• _The request_
In this exercise, return the whole listing exactly, excluding any images.

• _Material_
+++

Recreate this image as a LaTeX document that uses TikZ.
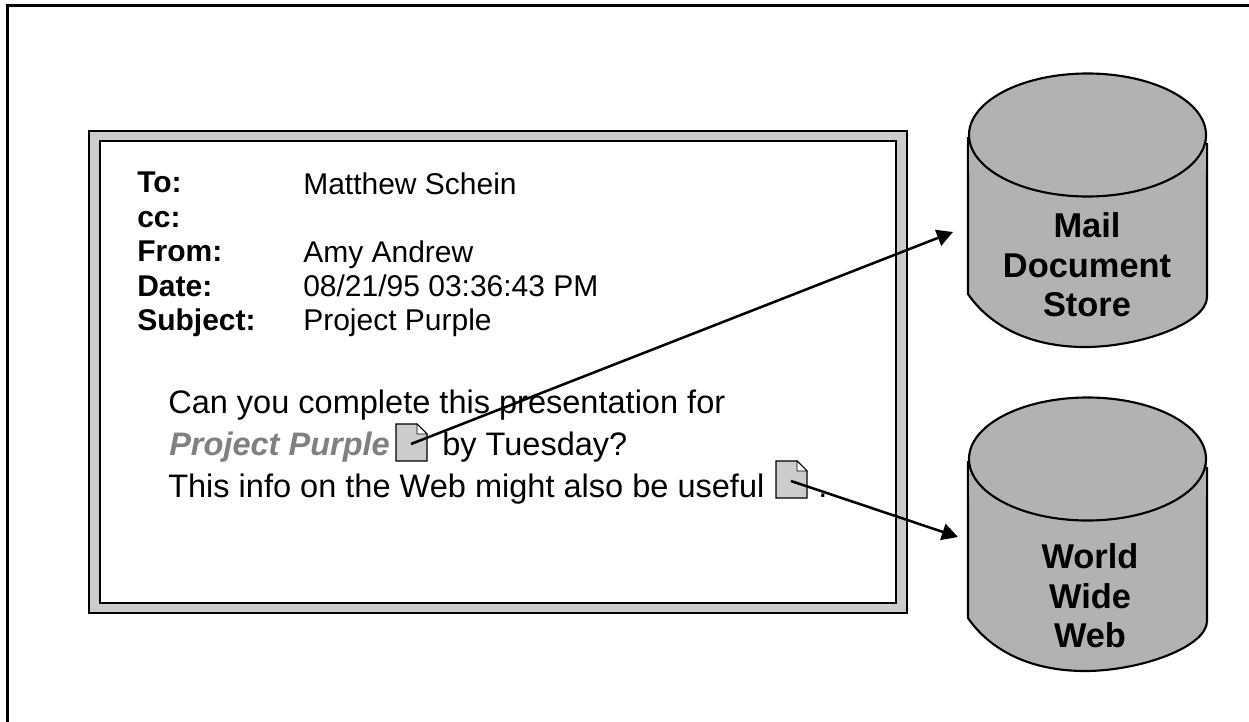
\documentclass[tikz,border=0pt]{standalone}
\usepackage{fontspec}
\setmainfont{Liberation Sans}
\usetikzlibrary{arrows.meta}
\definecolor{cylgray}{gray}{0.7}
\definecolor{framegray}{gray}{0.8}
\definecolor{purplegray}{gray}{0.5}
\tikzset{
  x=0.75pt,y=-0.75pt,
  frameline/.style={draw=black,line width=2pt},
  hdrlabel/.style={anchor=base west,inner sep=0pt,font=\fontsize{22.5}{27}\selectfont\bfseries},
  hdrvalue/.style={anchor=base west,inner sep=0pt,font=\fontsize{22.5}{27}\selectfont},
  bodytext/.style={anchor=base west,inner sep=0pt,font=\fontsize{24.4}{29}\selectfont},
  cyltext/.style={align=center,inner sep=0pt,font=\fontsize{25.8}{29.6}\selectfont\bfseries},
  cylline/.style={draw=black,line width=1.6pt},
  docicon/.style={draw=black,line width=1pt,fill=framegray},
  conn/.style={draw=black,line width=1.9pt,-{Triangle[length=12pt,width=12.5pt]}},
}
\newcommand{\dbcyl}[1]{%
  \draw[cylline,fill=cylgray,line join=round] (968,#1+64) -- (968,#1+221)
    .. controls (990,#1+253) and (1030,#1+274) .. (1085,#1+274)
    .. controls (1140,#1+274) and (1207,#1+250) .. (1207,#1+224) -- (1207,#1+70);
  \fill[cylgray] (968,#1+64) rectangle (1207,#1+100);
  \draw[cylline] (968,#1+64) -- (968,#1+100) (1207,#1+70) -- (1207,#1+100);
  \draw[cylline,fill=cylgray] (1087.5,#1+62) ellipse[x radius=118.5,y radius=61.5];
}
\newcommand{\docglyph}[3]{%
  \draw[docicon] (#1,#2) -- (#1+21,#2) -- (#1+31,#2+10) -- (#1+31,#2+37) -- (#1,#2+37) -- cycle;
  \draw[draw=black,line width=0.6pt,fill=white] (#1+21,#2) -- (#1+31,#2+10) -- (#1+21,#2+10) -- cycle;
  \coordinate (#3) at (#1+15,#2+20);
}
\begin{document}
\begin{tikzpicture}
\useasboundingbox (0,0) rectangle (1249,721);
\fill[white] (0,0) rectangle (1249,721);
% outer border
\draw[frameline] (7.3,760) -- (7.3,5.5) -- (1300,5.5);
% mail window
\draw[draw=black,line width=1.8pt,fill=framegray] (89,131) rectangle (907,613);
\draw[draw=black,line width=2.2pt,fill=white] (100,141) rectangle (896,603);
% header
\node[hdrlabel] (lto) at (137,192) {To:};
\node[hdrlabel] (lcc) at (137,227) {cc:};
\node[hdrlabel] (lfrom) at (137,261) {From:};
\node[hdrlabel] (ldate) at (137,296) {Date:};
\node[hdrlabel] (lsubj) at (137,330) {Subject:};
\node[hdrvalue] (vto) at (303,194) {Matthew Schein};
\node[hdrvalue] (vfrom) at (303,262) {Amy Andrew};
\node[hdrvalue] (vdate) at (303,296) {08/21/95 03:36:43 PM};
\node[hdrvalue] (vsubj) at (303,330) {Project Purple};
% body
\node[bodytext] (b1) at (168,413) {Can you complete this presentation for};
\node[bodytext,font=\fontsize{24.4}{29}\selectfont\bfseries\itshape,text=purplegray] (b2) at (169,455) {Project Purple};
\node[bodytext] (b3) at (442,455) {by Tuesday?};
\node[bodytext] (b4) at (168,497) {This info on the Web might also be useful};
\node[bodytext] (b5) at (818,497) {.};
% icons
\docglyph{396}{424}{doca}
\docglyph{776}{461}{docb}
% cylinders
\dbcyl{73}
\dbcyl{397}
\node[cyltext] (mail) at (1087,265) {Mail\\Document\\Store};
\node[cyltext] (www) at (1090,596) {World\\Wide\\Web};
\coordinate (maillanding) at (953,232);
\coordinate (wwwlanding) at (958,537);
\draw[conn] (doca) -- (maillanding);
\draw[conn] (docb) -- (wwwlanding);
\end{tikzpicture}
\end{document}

+++

• _Worked answer_
Recreate this image as a LaTeX document that uses TikZ.
\documentclass[tikz,border=0pt]{standalone}
\usepackage{fontspec}
\setmainfont{Liberation Sans}
\usetikzlibrary{arrows.meta}
\definecolor{cylgray}{gray}{0.7}
\definecolor{framegray}{gray}{0.8}
\definecolor{purplegray}{gray}{0.5}
\tikzset{
  x=0.75pt,y=-0.75pt,
  frameline/.style={draw=black,line width=2pt},
  hdrlabel/.style={anchor=base west,inner sep=0pt,font=\fontsize{22.5}{27}\selectfont\bfseries},
  hdrvalue/.style={anchor=base west,inner sep=0pt,font=\fontsize{22.5}{27}\selectfont},
  bodytext/.style={anchor=base west,inner sep=0pt,font=\fontsize{24.4}{29}\selectfont},
  cyltext/.style={align=center,inner sep=0pt,font=\fontsize{25.8}{29.6}\selectfont\bfseries},
  cylline/.style={draw=black,line width=1.6pt},
  docicon/.style={draw=black,line width=1pt,fill=framegray},
  conn/.style={draw=black,line width=1.9pt,-{Triangle[length=12pt,width=12.5pt]}},
}
\newcommand{\dbcyl}[1]{%
  \draw[cylline,fill=cylgray,line join=round] (968,#1+64) -- (968,#1+221)
    .. controls (990,#1+253) and (1030,#1+274) .. (1085,#1+274)
    .. controls (1140,#1+274) and (1207,#1+250) .. (1207,#1+224) -- (1207,#1+70);
  \fill[cylgray] (968,#1+64) rectangle (1207,#1+100);
  \draw[cylline] (968,#1+64) -- (968,#1+100) (1207,#1+70) -- (1207,#1+100);
  \draw[cylline,fill=cylgray] (1087.5,#1+62) ellipse[x radius=118.5,y radius=61.5];
}
\newcommand{\docglyph}[3]{%
  \draw[docicon] (#1,#2) -- (#1+21,#2) -- (#1+31,#2+10) -- (#1+31,#2+37) -- (#1,#2+37) -- cycle;
  \draw[draw=black,line width=0.6pt,fill=white] (#1+21,#2) -- (#1+31,#2+10) -- (#1+21,#2+10) -- cycle;
  \coordinate (#3) at (#1+15,#2+20);
}
\begin{document}
\begin{tikzpicture}
\useasboundingbox (0,0) rectangle (1249,721);
\fill[white] (0,0) rectangle (1249,721);
% outer border
\draw[frameline] (7.3,760) -- (7.3,5.5) -- (1300,5.5);
% mail window
\draw[draw=black,line width=1.8pt,fill=framegray] (89,131) rectangle (907,613);
\draw[draw=black,line width=2.2pt,fill=white] (100,141) rectangle (896,603);
% header
\node[hdrlabel] (lto) at (137,192) {To:};
\node[hdrlabel] (lcc) at (137,227) {cc:};
\node[hdrlabel] (lfrom) at (137,261) {From:};
\node[hdrlabel] (ldate) at (137,296) {Date:};
\node[hdrlabel] (lsubj) at (137,330) {Subject:};
\node[hdrvalue] (vto) at (303,194) {Matthew Schein};
\node[hdrvalue] (vfrom) at (303,262) {Amy Andrew};
\node[hdrvalue] (vdate) at (303,296) {08/21/95 03:36:43 PM};
\node[hdrvalue] (vsubj) at (303,330) {Project Purple};
% body
\node[bodytext] (b1) at (168,413) {Can you complete this presentation for};
\node[bodytext,font=\fontsize{24.4}{29}\selectfont\bfseries\itshape,text=purplegray] (b2) at (169,455) {Project Purple};
\node[bodytext] (b3) at (442,455) {by Tuesday?};
\node[bodytext] (b4) at (168,497) {This info on the Web might also be useful};
\node[bodytext] (b5) at (818,497) {.};
% icons
\docglyph{396}{424}{doca}
\docglyph{776}{461}{docb}
% cylinders
\dbcyl{73}
\dbcyl{397}
\node[cyltext] (mail) at (1087,265) {Mail\\Document\\Store};
\node[cyltext] (www) at (1090,596) {World\\Wide\\Web};
\coordinate (maillanding) at (953,232);
\coordinate (wwwlanding) at (958,537);
\draw[conn] (doca) -- (maillanding);
\draw[conn] (docb) -- (wwwlanding);
\end{tikzpicture}
\end{document}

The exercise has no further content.